Researchers in China believe the country ought to stop adding coal-fired power capacity in order to adapt to a forecasted decline in energy-intensive industry.
Problems associated with severe over-capacity have already affected the steel and cement industries and according to Yuan Jiahai, a professor at the North China Electric Power University, expected production cuts by industry could mean a severe oversupply of coal-fired power.
He told Reuters, “If it keeps on growing with no control, the oversupply troubling the steel and cement industries would be even worse for the power sector.”

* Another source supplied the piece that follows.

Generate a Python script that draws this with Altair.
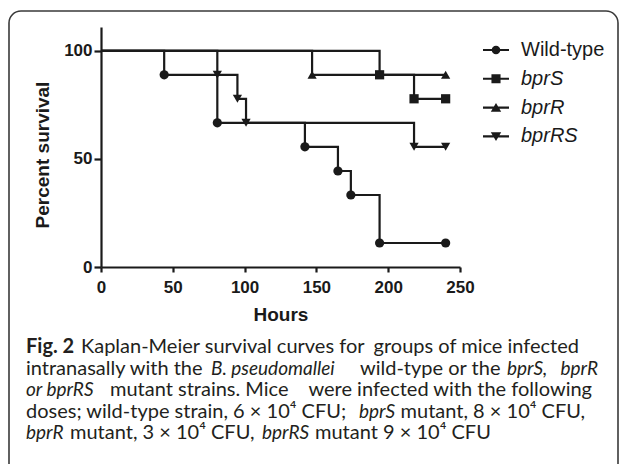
import altair as alt
import pandas as pd

# ---------------- data ----------------
series_names = ["Wild-type", "bprS", "bprR", "bprRS"]
wild_hours = [0, 44, 81, 142, 165, 174, 194, 240]
wild_surv = [100, 88.9, 66.7, 55.6, 44.4, 33.3, 11.1, 11.1]
bprS_hours = [0, 194, 218, 240]
bprS_surv = [100, 88.9, 77.8, 77.8]
bprR_hours = [0, 147, 240]
bprR_surv = [100, 88.9, 88.9]
bprRS_hours = [0, 81, 95, 101, 218, 240]
bprRS_surv = [100, 88.9, 77.8, 66.7, 55.6, 55.6]
x_ticks = [0, 50, 100, 150, 200, 250]
y_ticks = [0, 50, 100]
x_title = "Hours"
y_title = "Percent survival"

caption_segments = [
    ["Fig. 2", "Kaplan-Meier survival curves for", "groups of mice infected"],
    ["intranasally with the", "B. pseudomallei", "wild-type or the", "bprS,", "bprR"],
    ["or bprRS", "mutant strains. Mice", "were infected with the following"],
    ["doses; wild-type strain, 6 \u00d7 10\u2074 CFU;", "bprS", "mutant, 8 \u00d7 10\u2074 CFU,"],
    ["bprR", "mutant, 3 \u00d7 10\u2074 CFU,", "bprRS", "mutant 9 \u00d7 10\u2074 CFU"],
]

# ---------------- layout (page pixels) ----------------
PAD_L, PAD_T = 93, 19
PLOT_W, PLOT_H = 359, 240
SVG_W, SVG_H = 611, 456


def px(x):
    return x - 8 - PAD_L


def py(y):
    return y - 8 - PAD_T


caption_styles = [
    ["bold", "normal", "normal"],
    ["normal", "italic", "normal", "italic", "italic"],
    ["italic", "normal", "normal"],
    ["normal", "italic", "normal"],
    ["italic", "normal", "italic", "normal"],
]
caption_x = [
    [26, 81, 579],
    [26, 211, 360, 507, 598],
    [26, 110, 592],
    [26, 359, 585],
    [26, 70, 262, 315],
]
caption_align = [
    ["left", "left", "right"],
    ["left", "left", "left", "left", "right"],
    ["left", "left", "right"],
    ["left", "left", "right"],
    ["left", "left", "left", "left"],
]
caption_y = [353, 375, 396, 418, 439]

INK = "#1a1a1a"

rows = []
for name, hrs, sv in zip(series_names,
                         [wild_hours, bprS_hours, bprR_hours, bprRS_hours],
                         [wild_surv, bprS_surv, bprR_surv, bprRS_surv]):
    for i, (h, s) in enumerate(zip(hrs, sv)):
        rows.append({"series": name, "hours": h, "survival": s, "step": i})
df = pd.DataFrame(rows)

x_axis = alt.Axis(
    values=x_ticks, format="d", title=x_title, grid=False,
    domainColor=INK, domainWidth=2.2, tickColor=INK, tickWidth=2.2, tickSize=5,
    labelFont="Liberation Sans", labelFontWeight="bold", labelFontSize=17,
    labelColor=INK, labelPadding=7, labelFlush=False,
    titleFont="Liberation Sans", titleFontWeight="bold", titleFontSize=19,
    titleColor=INK, titleY=47, titleBaseline="middle",
)
y_axis = alt.Axis(
    values=y_ticks, format="d", title=y_title, grid=False,
    domainColor=INK, domainWidth=2.2, tickColor=INK, tickWidth=2.2, tickSize=7,
    labelFont="Liberation Sans", labelFontWeight="bold", labelFontSize=17,
    labelColor=INK, labelPadding=2, labelFlush=False,
    titleFont="Liberation Sans", titleFontWeight="bold", titleFontSize=19,
    titleColor=INK, titleX=px(42), titleY=py(154.5), titleBaseline="middle",
    titleAlign="center", titleAngle=270,
)

x_enc = alt.X("hours:Q", scale=alt.Scale(domain=[0, 250], nice=False), axis=x_axis)
y_enc = alt.Y("survival:Q", scale=alt.Scale(domain=[0, 111], nice=False), axis=y_axis)

lines = alt.Chart(df).mark_line(
    interpolate="step-after", color=INK, strokeWidth=2.2
).encode(x=x_enc, y=y_enc, detail="series:N", order="step:Q")

bar = "M-1,-0.08H1V0.08H-1Z"
marker_paths = [
    "M0.33,0A0.33,0.33 0 1,1 -0.33,0A0.33,0.33 0 1,1 0.33,0Z",
    "M-0.35,-0.35H0.35V0.35H-0.35Z",
    "M0,-0.35L0.4,0.31L-0.4,0.31Z",
    "M0,0.35L-0.4,-0.31L0.4,-0.31Z",
]
sym_expr = (
    f"datum.value === '{series_names[0]}' ? '{bar}{marker_paths[0]}' : "
    f"datum.value === '{series_names[1]}' ? '{bar}{marker_paths[1]}' : "
    f"datum.value === '{series_names[2]}' ? '{bar}{marker_paths[2]}' : "
    f"'{bar}{marker_paths[3]}'"
)

legend = alt.Legend(
    title=None, orient="none", legendX=px(483), legendY=py(50) - 13,
    symbolType={"expr": sym_expr}, symbolSize=676, symbolStrokeWidth=0,
    labelFont="Liberation Sans", labelFontSize=20, labelColor=INK,
    labelFontStyle={"expr": f"datum.value === '{series_names[0]}' ? 'normal' : 'italic'"},
    labelOffset=12, rowPadding=5.8, padding=0,
)

# shape scale listed in reverse order so that it stays separate from the legend scale
shape_names = series_names[::-1]
shape_marks = ["triangle-down", "triangle-up", "square", "circle"]

points = alt.Chart(df).transform_filter("datum.step > 0").mark_point(
    filled=True, opacity=1, size=85
).encode(
    x="hours:Q", y="survival:Q",
    shape=alt.Shape("series:N", scale=alt.Scale(domain=shape_names, range=shape_marks),
                    legend=None),
    color=alt.Color("series:N", scale=alt.Scale(
        domain=series_names, range=[INK] * 4), legend=legend),
)

one = alt.Data(values=[{"k": 1}])

border = alt.Chart(one).mark_rect(
    cornerRadius=12, fillOpacity=0, stroke="#3a3a3a", strokeWidth=1.6
).encode(x=alt.value(px(9)), x2=alt.value(px(618)),
         y=alt.value(py(11)), y2=alt.value(py(495)))

caption_layers = []
for segs, styles, xs, aligns, y in zip(caption_segments, caption_styles,
                                       caption_x, caption_align, caption_y):
    for seg, st, x, al in zip(segs, styles, xs, aligns):
        caption_layers.append(
            alt.Chart(one).mark_text(
                align=al, baseline="alphabetic", font="Lato",
                fontSize=19 if st == "italic" else 20,
                fontStyle="italic" if st == "italic" else "normal",
                fontWeight="bold" if st == "bold" else "normal",
                color="#231f20",
            ).encode(x=alt.value(px(x)), y=alt.value(py(y)), text=alt.value(seg))
        )

chart = alt.layer(border, lines, points, *caption_layers).properties(
    width=PLOT_W, height=PLOT_H,
    autosize=alt.AutoSizeParams(type="none"),
    padding={"left": PAD_L, "top": PAD_T,
             "right": SVG_W - PAD_L - PLOT_W, "bottom": SVG_H - PAD_T - PLOT_H},
    background="white",
).configure_view(strokeWidth=0)

chart.save("out.html", embed_options={"renderer": "svg", "actions": False})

China has seen a boom in construction of coal-fired plants, increasing new capacity by 55 per cent in the first six months compared with the same period last year, according to the China Electricity Council. It also approved 200 GW of new plants in the first half of 2015, exceeding the total approvals in the previous three years.
China’s steel sector currently has 300 million tonnes of surplus capacity.
Coal consumption by cement makers and steel firms will see coal use peak by 2016, according to the think tanks and consumption by power stations will likely peak by 2020, the research found.
Growth in coal consumption is already falling and could be the slowest in 30 years in 2015, said Miao Ren, a researcher at the Energy Research Institute, the Chinese government’s top planning body, the National Development and Reform Commission.
Thermal power plants are set to cut operating hours by nearly 400 hours this year as the economy slows. In addition a new environmental tax, expected to be enforced in 2017, aims to cut coal use by raising the expense, while tighter controls on lending to coal miners may also impact the sector.